Aktor di belakang layar yang menciptakan teori tersebut adalah Joseph Goebbels. Dialah yang menciptakan metode propaganda modern yang dikenal Big Lie (Kebohongan Besar). Kalau orang kecil, mungkin Little Lie (kebohongan kecil). Sesekali berbohong untuk bertahan hidup, alias nipu.
Teori Spiral Silence yang dicetuskan Elisabeth Noelle Neumann, pakar komunikasi politik asal German, sebenarnya berangkat dari perilaku politik Hitler. Dia termasuk pendukung Nazi dan anti dengan Yahudi.
Dia menjelaskan bahwa propaganda sangat efektif untuk membungkam suara minoritas. Meskipun suara minoritas benar, kalau diisolasi dengan propaganda-propaganda dusta dan dilakukan terus menerus, maka kebenaran tersebut akan melemah dan kemudian akan hilang dengan sendirinya.

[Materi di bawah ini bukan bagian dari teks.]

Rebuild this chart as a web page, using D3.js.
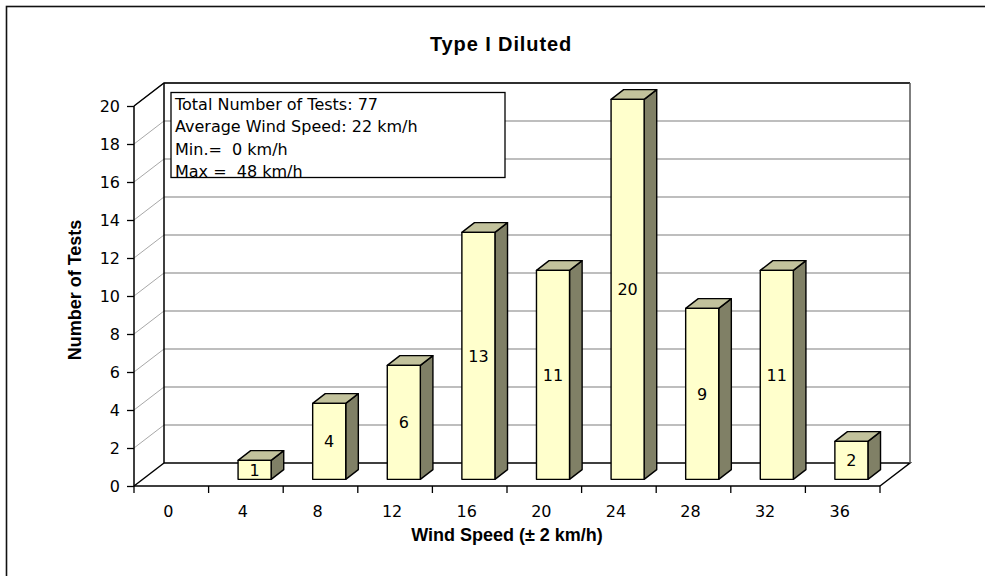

Jadi sebuah kebohongan akan melahirkan kebohongan-kebohongan baru untuk menutupi kebohongan sebelumnya. Mati satu tumbuh seribu. Jika dilakukan terus menerus menjadi sebuah karakter dan kepribadian.
Itulah sebabnya berbohong dapat menyebabkan kecanduan (adiktif). Kalau tidak berbohong tidak bahagia. Seperti Joker, dengan berbohong semakin bahagia. Puncaknya ketika berhasil menipu penonton. Celakanya saya ikut tertipu.
Hati-hati dengan berbohong. Sebab seperti mengukir di atas batu. Sekali terpahat, susah untuk dihapus. Sekali melakukan kebohongan, susah untuk jujur.
Saya khawatir, kalau pemimpin negeri ini suka berbohong. Semoga saya salah. Tapi ini perasaan jujur dari hati. Karena saya berharap mereka tidak merusak otaknya sendiri. Tidak menghancurkan raganya sendiri. Tidak menjerumuskan negara ini.
Kalau saya tertawa, berarti saya membohongi perasaan saya. Silahkan tertawa selagi bisa!